Work to be completed
Leave out the pictures, then reproduce the rest of the material exactly.

Data segment
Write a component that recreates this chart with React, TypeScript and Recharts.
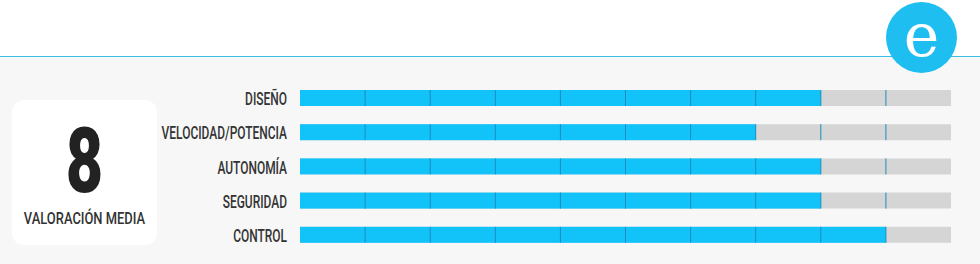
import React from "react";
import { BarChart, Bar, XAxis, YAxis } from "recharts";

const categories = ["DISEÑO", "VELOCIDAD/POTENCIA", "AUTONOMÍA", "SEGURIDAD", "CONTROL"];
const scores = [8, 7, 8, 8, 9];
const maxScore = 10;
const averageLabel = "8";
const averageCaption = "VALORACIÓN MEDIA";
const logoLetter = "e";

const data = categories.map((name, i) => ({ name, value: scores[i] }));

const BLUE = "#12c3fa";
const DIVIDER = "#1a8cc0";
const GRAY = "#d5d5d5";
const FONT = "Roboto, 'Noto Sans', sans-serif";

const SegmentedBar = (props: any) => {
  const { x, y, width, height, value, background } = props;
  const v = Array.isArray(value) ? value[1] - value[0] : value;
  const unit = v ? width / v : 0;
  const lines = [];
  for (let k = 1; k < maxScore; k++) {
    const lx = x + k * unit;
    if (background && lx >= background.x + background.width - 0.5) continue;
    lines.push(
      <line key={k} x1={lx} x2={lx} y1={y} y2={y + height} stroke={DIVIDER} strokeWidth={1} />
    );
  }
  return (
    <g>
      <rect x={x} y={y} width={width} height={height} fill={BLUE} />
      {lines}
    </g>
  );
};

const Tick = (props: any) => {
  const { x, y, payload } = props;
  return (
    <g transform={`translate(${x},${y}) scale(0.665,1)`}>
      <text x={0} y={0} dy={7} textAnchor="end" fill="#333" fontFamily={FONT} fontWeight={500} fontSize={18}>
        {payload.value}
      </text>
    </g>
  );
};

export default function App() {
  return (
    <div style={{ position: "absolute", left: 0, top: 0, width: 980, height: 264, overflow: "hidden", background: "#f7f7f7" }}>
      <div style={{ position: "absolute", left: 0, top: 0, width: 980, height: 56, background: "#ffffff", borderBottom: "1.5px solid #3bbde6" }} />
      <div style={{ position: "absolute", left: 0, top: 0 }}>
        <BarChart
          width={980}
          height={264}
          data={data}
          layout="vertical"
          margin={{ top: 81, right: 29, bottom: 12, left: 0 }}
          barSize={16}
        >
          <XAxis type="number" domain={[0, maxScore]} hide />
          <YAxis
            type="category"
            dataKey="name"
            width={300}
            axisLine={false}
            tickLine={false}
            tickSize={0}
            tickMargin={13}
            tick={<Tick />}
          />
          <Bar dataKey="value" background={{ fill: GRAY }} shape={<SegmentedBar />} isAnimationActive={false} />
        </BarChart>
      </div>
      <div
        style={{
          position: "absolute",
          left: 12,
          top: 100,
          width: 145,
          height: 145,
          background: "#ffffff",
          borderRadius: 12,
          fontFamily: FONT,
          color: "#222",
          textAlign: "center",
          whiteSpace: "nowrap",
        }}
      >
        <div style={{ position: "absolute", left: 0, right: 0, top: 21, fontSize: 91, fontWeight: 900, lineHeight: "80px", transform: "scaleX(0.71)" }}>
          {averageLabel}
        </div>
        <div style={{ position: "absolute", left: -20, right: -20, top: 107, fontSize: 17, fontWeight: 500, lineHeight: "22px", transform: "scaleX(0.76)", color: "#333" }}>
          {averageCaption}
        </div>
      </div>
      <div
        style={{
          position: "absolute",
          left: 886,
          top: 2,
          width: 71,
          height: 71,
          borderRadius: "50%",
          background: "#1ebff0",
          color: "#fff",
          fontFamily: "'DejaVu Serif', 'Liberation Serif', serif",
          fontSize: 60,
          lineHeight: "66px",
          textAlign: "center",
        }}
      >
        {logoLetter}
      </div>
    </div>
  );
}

Reply
Write a component that recreates this chart with React, TypeScript and Recharts.
import React from "react";
import { BarChart, Bar, XAxis, YAxis } from "recharts";

const categories = ["DISEÑO", "VELOCIDAD/POTENCIA", "AUTONOMÍA", "SEGURIDAD", "CONTROL"];
const scores = [8, 7, 8, 8, 9];
const maxScore = 10;
const averageLabel = "8";
const averageCaption = "VALORACIÓN MEDIA";
const logoLetter = "e";

const data = categories.map((name, i) => ({ name, value: scores[i] }));

const BLUE = "#12c3fa";
const DIVIDER = "#1a8cc0";
const GRAY = "#d5d5d5";
const FONT = "Roboto, 'Noto Sans', sans-serif";

const SegmentedBar = (props: any) => {
  const { x, y, width, height, value, background } = props;
  const v = Array.isArray(value) ? value[1] - value[0] : value;
  const unit = v ? width / v : 0;
  const lines = [];
  for (let k = 1; k < maxScore; k++) {
    const lx = x + k * unit;
    if (background && lx >= background.x + background.width - 0.5) continue;
    lines.push(
      <line key={k} x1={lx} x2={lx} y1={y} y2={y + height} stroke={DIVIDER} strokeWidth={1} />
    );
  }
  return (
    <g>
      <rect x={x} y={y} width={width} height={height} fill={BLUE} />
      {lines}
    </g>
  );
};

const Tick = (props: any) => {
  const { x, y, payload } = props;
  return (
    <g transform={`translate(${x},${y}) scale(0.665,1)`}>
      <text x={0} y={0} dy={7} textAnchor="end" fill="#333" fontFamily={FONT} fontWeight={500} fontSize={18}>
        {payload.value}
      </text>
    </g>
  );
};

export default function App() {
  return (
    <div style={{ position: "absolute", left: 0, top: 0, width: 980, height: 264, overflow: "hidden", background: "#f7f7f7" }}>
      <div style={{ position: "absolute", left: 0, top: 0, width: 980, height: 56, background: "#ffffff", borderBottom: "1.5px solid #3bbde6" }} />
      <div style={{ position: "absolute", left: 0, top: 0 }}>
        <BarChart
          width={980}
          height={264}
          data={data}
          layout="vertical"
          margin={{ top: 81, right: 29, bottom: 12, left: 0 }}
          barSize={16}
        >
          <XAxis type="number" domain={[0, maxScore]} hide />
          <YAxis
            type="category"
            dataKey="name"
            width={300}
            axisLine={false}
            tickLine={false}
            tickSize={0}
            tickMargin={13}
            tick={<Tick />}
          />
          <Bar dataKey="value" background={{ fill: GRAY }} shape={<SegmentedBar />} isAnimationActive={false} />
        </BarChart>
      </div>
      <div
        style={{
          position: "absolute",
          left: 12,
          top: 100,
          width: 145,
          height: 145,
          background: "#ffffff",
          borderRadius: 12,
          fontFamily: FONT,
          color: "#222",
          textAlign: "center",
          whiteSpace: "nowrap",
        }}
      >
        <div style={{ position: "absolute", left: 0, right: 0, top: 21, fontSize: 91, fontWeight: 900, lineHeight: "80px", transform: "scaleX(0.71)" }}>
          {averageLabel}
        </div>
        <div style={{ position: "absolute", left: -20, right: -20, top: 107, fontSize: 17, fontWeight: 500, lineHeight: "22px", transform: "scaleX(0.76)", color: "#333" }}>
          {averageCaption}
        </div>
      </div>
      <div
        style={{
          position: "absolute",
          left: 886,
          top: 2,
          width: 71,
          height: 71,
          borderRadius: "50%",
          background: "#1ebff0",
          color: "#fff",
          fontFamily: "'DejaVu Serif', 'Liberation Serif', serif",
          fontSize: 60,
          lineHeight: "66px",
          textAlign: "center",
        }}
      >
        {logoLetter}
      </div>
    </div>
  );
}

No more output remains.